The one notable exception to this consensus is Avigdor Lieberman, the nationalist lawmaker who became defense minister in May. Lieberman, who served as foreign minister in the previous Netanyahu government, was one of the most belligerent voices during the previous war, repeatedly calling for a ground offensive to topple the Hamas government.
He kept up the hawkish tone after Netanyahu’s latest cabinet took office in 2015. At a cultural event this May, Lieberman offered a stern promise: If named defense minister, he would give Hamas 48 hours to return the bodies of two Israeli soldiers killed during the war, or he would assassinate its political chief in Gaza, Ismail Haniyeh. One of his first acts upon entering the Defense Ministry was to ask his generals to draw up a plan for defeating Hamas.

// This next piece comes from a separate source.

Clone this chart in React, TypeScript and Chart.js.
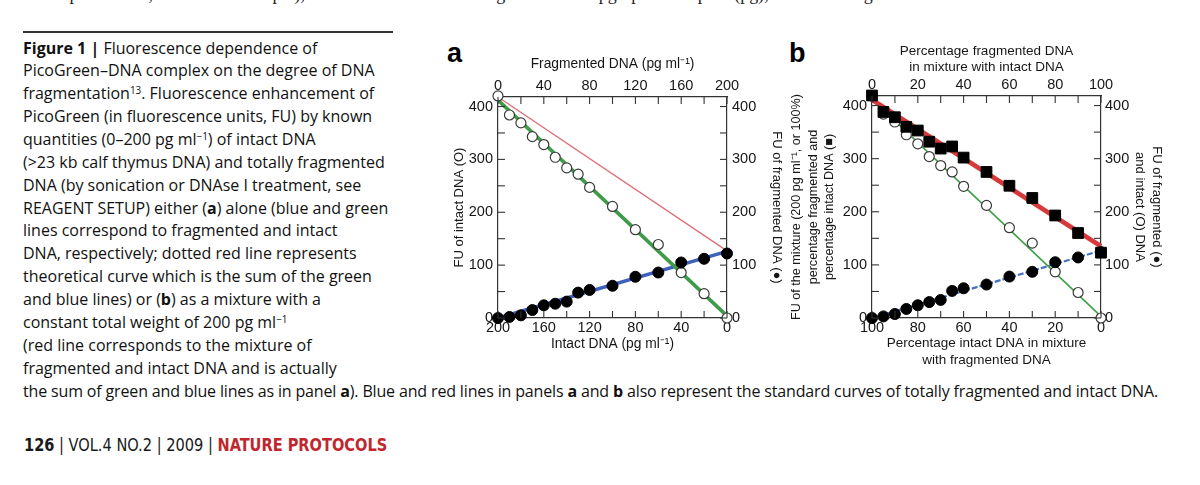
import React, { useEffect, useRef } from "react";
import { Chart, registerables } from "chart.js";

Chart.register(...registerables);

// ---------- Panel a data ----------
const aFragAmount = [0, 10, 20, 30, 40, 50, 60, 70, 80, 100, 120, 140, 160, 180, 200];
const aFragFU = [0, 2, 5, 15, 24, 27, 31, 48, 53, 61, 78, 86, 105, 112, 122];
const aIntactAmount = [200, 190, 180, 170, 160, 150, 140, 130, 120, 100, 80, 60, 40, 20, 0];
const aIntactFU = [420, 384, 369, 343, 328, 304, 284, 272, 247, 211, 167, 139, 86, 46, 0];
const aGreenFitX = [200, 0];
const aGreenFitY = [412, 4];
const aBlueFitX = [0, 200];
const aBlueFitY = [0, 126];
const aRedSumX = [0, 200];
const aRedSumY = [418, 127];

// ---------- Panel b data ----------
const bPctFragmented = [0, 5, 10, 15, 20, 25, 30, 35, 40, 50, 60, 70, 80, 90, 100];
const bMixtureFU = [419, 388, 378, 360, 353, 332, 319, 323, 302, 275, 249, 226, 193, 160, 123];
const bFragFU = [0, 3, 7.5, 17, 24, 30, 34, 51, 56, 63, 78, 87, 105, 114, 124];
const bPctIntact = [100, 95, 90, 85, 80, 75, 70, 65, 60, 50, 40, 30, 20, 10, 0];
const bIntactFU = [418, 384, 369, 345, 328, 304, 287, 275, 248, 212, 170, 141, 87, 48, 0];
const bRedFitX = [0, 100];
const bRedFitY = [411, 135];
const bGreenFitX = [100, 0];
const bGreenFitY = [412, 3];
const bBlueFitX = [0, 100];
const bBlueFitY = [0, 127];

// ---------- axes ----------
const yMin = 0;
const yMax = 418;
const yStep = 100;
const aXMax = 200;
const aXStep = 40;
const bXMax = 100;
const bXStep = 20;

const FONT = "'Liberation Sans', Arial, Helvetica, sans-serif";
const INK = "#161616";

const pts = (xs: number[], ys: number[]) => xs.map((x, i) => ({ x, y: ys[i] }));

type Pad = { top?: number; bottom?: number };

function axis(
  position: "top" | "bottom" | "left" | "right",
  max: number,
  step: number,
  reverse: boolean,
  title: string | string[],
  titleSize: number,
  titleLh: number,
  titlePad: Pad,
  tickPad: number,
  size: number
) {
  return {
    type: "linear",
    position,
    min: 0,
    max,
    reverse,
    ticks: {
      stepSize: step,
      padding: tickPad,
      font: { family: FONT, size: 14.5 },
      color: INK,
      autoSkip: false,
      maxRotation: 0,
      includeBounds: false,
      callback: (v: number) => (Math.abs(v % step) < 1e-6 ? String(v) : ""),
    },
    grid: { display: false, drawTicks: false, tickLength: 0 },
    border: { display: true, color: "#333", width: 1.2 },
    title: {
      display: true,
      text: title,
      color: INK,
      font: { family: FONT, size: titleSize, lineHeight: titleLh },
      padding: { top: titlePad.top ?? 0, bottom: titlePad.bottom ?? 0 },
    },
    afterFit: (s: any) => {
      if (position === "top" || position === "bottom") s.height = size;
      else s.width = size;
    },
  };
}

const inwardTicks = {
  id: "inwardTicks",
  afterDatasetsDraw(chart: any, _args: any, opts: any) {
    const { ctx, chartArea: ca } = chart;
    ctx.save();
    ctx.strokeStyle = "#333";
    ctx.lineWidth = 1.1;
    for (const spec of opts.specs || []) {
      const sc = chart.scales[spec.id];
      const pos = sc.options.position;
      for (let v = sc.min; v <= sc.max + 1e-9; v += spec.step) {
        const p = sc.getPixelForValue(v);
        const L = 7;
        ctx.beginPath();
        if (pos === "bottom") { ctx.moveTo(p, ca.bottom); ctx.lineTo(p, ca.bottom - L); }
        else if (pos === "top") { ctx.moveTo(p, ca.top); ctx.lineTo(p, ca.top + L); }
        else if (pos === "left") { ctx.moveTo(ca.left, p); ctx.lineTo(ca.left + L, p); }
        else { ctx.moveTo(ca.right, p); ctx.lineTo(ca.right - L, p); }
        ctx.stroke();
      }
    }
    ctx.restore();
  },
};

const openCircle = {
  pointStyle: "circle",
  pointRadius: 5,
  pointBorderColor: "#3a3a3a",
  pointBorderWidth: 1.2,
  pointBackgroundColor: "#ffffff",
  showLine: false,
  clip: false,
};
const filledCircle = {
  pointStyle: "circle",
  pointRadius: 5.5,
  pointBorderColor: "#000",
  pointBorderWidth: 1,
  pointBackgroundColor: "#000",
  showLine: false,
  clip: false,
};
const filledSquare = {
  pointStyle: "rect",
  pointRadius: 7.6,
  pointBorderColor: "#000",
  pointBorderWidth: 1,
  pointBackgroundColor: "#000",
  showLine: false,
  clip: false,
};
const fitLine = (color: string, width: number, dash: number[] = []) => ({
  showLine: true,
  pointRadius: 0,
  borderColor: color,
  borderWidth: width,
  borderDash: dash,
  borderCapStyle: "butt",
  clip: false,
});

const baseOptions = {
  responsive: false,
  animation: false,
  events: [],
  layout: { padding: 0 },
  plugins: { legend: { display: false }, tooltip: { enabled: false } },
};

const configA: any = {
  type: "scatter",
  data: {
    datasets: [
      { ...filledCircle, data: pts(aFragAmount, aFragFU), xAxisID: "xFrag", yAxisID: "y" },
      { ...openCircle, data: pts(aIntactAmount, aIntactFU), xAxisID: "xIntact", yAxisID: "y" },
      { ...fitLine("#df6c76", 1.3), data: pts(aRedSumX, aRedSumY), xAxisID: "xFrag", yAxisID: "y" },
      { ...fitLine("#3f9a4a", 3.6), data: pts(aGreenFitX, aGreenFitY), xAxisID: "xIntact", yAxisID: "y" },
      { ...fitLine("#3e60bd", 3.6), data: pts(aBlueFitX, aBlueFitY), xAxisID: "xFrag", yAxisID: "y" },
    ],
  },
  options: {
    ...baseOptions,
    scales: {
      xFrag: axis("top", aXMax, aXStep, false, "Fragmented DNA (pg ml⁻¹)", 13.8, 1.2, { top: 8 }, 2.5, 49),
      xIntact: axis("bottom", aXMax, aXStep, true, "Intact DNA (pg ml⁻¹)", 13.8, 1.2, { bottom: 2 }, 1, 36),
      y: { ...axis("left", yMax, yStep, false, "FU of intact DNA (O)", 13, 1.2, { top: 8 }, 5, 54), min: yMin },
      y2: { ...axis("right", yMax, yStep, false, "FU of fragmented DNA (●)", 13, 1.2, { top: 4 }, 5, 61), min: yMin },
    },
    plugins: {
      ...baseOptions.plugins,
      inwardTicks: {
        specs: [
          { id: "xFrag", step: 20 },
          { id: "xIntact", step: 20 },
          { id: "y", step: 50 },
          { id: "y2", step: 50 },
        ],
      },
    },
  },
  plugins: [inwardTicks],
};

const configB: any = {
  type: "scatter",
  data: {
    datasets: [
      { ...filledSquare, data: pts(bPctFragmented, bMixtureFU), xAxisID: "xFrag", yAxisID: "y" },
      { ...filledCircle, data: pts(bPctFragmented, bFragFU), xAxisID: "xFrag", yAxisID: "y" },
      { ...openCircle, data: pts(bPctIntact, bIntactFU), xAxisID: "xIntact", yAxisID: "y" },
      { ...fitLine("#d63b3b", 4.6), data: pts(bRedFitX, bRedFitY), xAxisID: "xFrag", yAxisID: "y" },
      { ...fitLine("#3f9f48", 1.6), data: pts(bGreenFitX, bGreenFitY), xAxisID: "xIntact", yAxisID: "y" },
      { ...fitLine("#4a6fc2", 2.2, [6, 2]), data: pts(bBlueFitX, bBlueFitY), xAxisID: "xFrag", yAxisID: "y" },
    ],
  },
  options: {
    ...baseOptions,
    scales: {
      xFrag: axis("top", bXMax, bXStep, false, ["Percentage fragmented DNA", "in mixture with intact DNA"], 13.5, 1.15, { top: 7.5 }, 2.5, 60),
      xIntact: axis("bottom", bXMax, bXStep, true, ["Percentage intact DNA in mixture", "with fragmented DNA"], 13.5, 1.2, { bottom: 2 }, 1, 52),
      y: {
        ...axis("left", yMax, yStep, false, ["FU of the mixture (200 pg ml⁻¹, or 100%)", "percentage fragmented and", "percentage intact DNA (■)"], 12.6, 1.3, { top: 8.5 }, 5, 92),
        min: yMin,
      },
      y2: { ...axis("right", yMax, yStep, false, ["FU of fragmented (●)", "and intact (O) DNA"], 13, 1.3, { top: 2 }, 4, 66), min: yMin },
    },
    plugins: {
      ...baseOptions.plugins,
      inwardTicks: {
        specs: [
          { id: "xFrag", step: 10 },
          { id: "xIntact", step: 10 },
          { id: "y", step: 50 },
          { id: "y2", step: 50 },
        ],
      },
    },
  },
  plugins: [inwardTicks],
};

function ChartCanvas({ config, left, top, width, height }: any) {
  const ref = useRef<HTMLCanvasElement>(null);
  useEffect(() => {
    const c = new Chart(ref.current as HTMLCanvasElement, config);
    return () => c.destroy();
  }, []);
  return (
    <canvas
      ref={ref}
      width={width}
      height={height}
      style={{ position: "absolute", left, top, width, height }}
    />
  );
}

const CAP_FONT = "'Open Sans', 'Noto Sans', sans-serif";
const sup = { fontSize: "0.62em", verticalAlign: "0.55em", lineHeight: 0 } as const;

const captionLines: React.ReactNode[] = [
  <><b>Figure 1</b> <b>|</b> Fluorescence dependence of</>,
  <>PicoGreen–DNA complex on the degree of DNA</>,
  <>fragmentation<span style={sup}>13</span>. Fluorescence enhancement of</>,
  <>PicoGreen (in fluorescence units, FU) by known</>,
  <>quantities (0–200 pg ml<span style={sup}>−1</span>) of intact DNA</>,
  <>(&gt;23 kb calf thymus DNA) and totally fragmented</>,
  <>DNA (by sonication or DNAse I treatment, see</>,
  <>REAGENT SETUP) either (<b>a</b>) alone (blue and green</>,
  <>lines correspond to fragmented and intact</>,
  <>DNA, respectively; dotted red line represents</>,
  <>theoretical curve which is the sum of the green</>,
  <>and blue lines) or (<b>b</b>) as a mixture with a</>,
  <>constant total weight of 200 pg ml<span style={sup}>−1</span></>,
  <>(red line corresponds to the mixture of</>,
  <>fragmented and intact DNA and is actually</>,
  <>the sum of green and blue lines as in panel <b>a</b>). Blue and red lines in panels <b>a</b> and <b>b</b> also represent the standard curves of totally fragmented and intact DNA.</>,
];

export default function App() {
  const LINE_H = 22.87;
  return (
    <div
      style={{
        position: "absolute",
        left: 0,
        top: 0,
        width: 1200,
        height: 485,
        overflow: "hidden",
        background: "#fff",
      }}
    >
      {/* cropped running text at the top of the page */}
      <div
        style={{
          position: "absolute",
          left: 40,
          top: -16.5,
          fontFamily: "'Liberation Serif', serif",
          fontSize: 18,
          lineHeight: "20px",
          whiteSpace: "nowrap",
          color: "#222",
          wordSpacing: 10,
        }}
      >
        se parameters, the test sample), was used at the range of 200 pg per sample (pg), with sizing
      </div>
      <div style={{ position: "absolute", left: 23, top: 31, width: 370, height: 1.6, background: "#333" }} />

      {captionLines.map((ln, i) => (
        <div
          key={i}
          style={{
            position: "absolute",
            left: 23,
            top: 36.5 + i * LINE_H,
            height: LINE_H,
            lineHeight: `${LINE_H}px`,
            fontFamily: CAP_FONT,
            fontSize: 16,
            color: "#111",
            whiteSpace: "nowrap",
            letterSpacing: i === captionLines.length - 1 ? "-0.15px" : undefined,
          }}
        >
          {ln}
        </div>
      ))}

      <div
        style={{
          position: "absolute",
          left: 24,
          top: 433,
          fontFamily: "'Liberation Sans Narrow', 'DejaVu Sans Condensed', sans-serif",
          fontSize: 18,
          lineHeight: "24px",
          whiteSpace: "nowrap",
          color: "#1a1a1a",
          transform: "scaleX(0.9)",
          transformOrigin: "0 50%",
        }}
      >
        <b>126</b> | VOL.4 NO.2 | 2009 | <b style={{ color: "#c0272d" }}>NATURE PROTOCOLS</b>
      </div>

      <div style={{ position: "absolute", left: 447, top: 38, fontFamily: FONT, fontWeight: "bold", fontSize: 27, lineHeight: "30px" }}>a</div>
      <div style={{ position: "absolute", left: 789, top: 38, fontFamily: FONT, fontWeight: "bold", fontSize: 27, lineHeight: "30px" }}>b</div>

      <ChartCanvas config={configA} left={444} top={48} width={344} height={306} />
      <ChartCanvas config={configB} left={780} top={36} width={387} height={334} />
    </div>
  );
}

Haniyeh, needless to say, is still walking around, and the war plan is gathering dust. Lieberman did take advantage of his one opportunity to hit Hamas: On Aug. 22, after a small militant group in Gaza fired a rocket at Israel, the air force carried out 50 airstrikes in Gaza, by far the heaviest barrage since the end of the 2014 war. In a press conference the next day, Lieberman argued that Hamas had become too comfortable and that Israel should only let reconstruction go forward if the Islamist movement relinquished its arms. “My attitude is — reconstruction in exchange for demilitarization,” Lieberman told reporters. “That is the formula.”
That formula, many aid workers fear, means that another war is not far off the horizon.
“If the stream of humanitarian aid is blocked, or limited to a very few [NGOs], then I don’t see how we’re going to avoid another conflict,” said a U.N. official.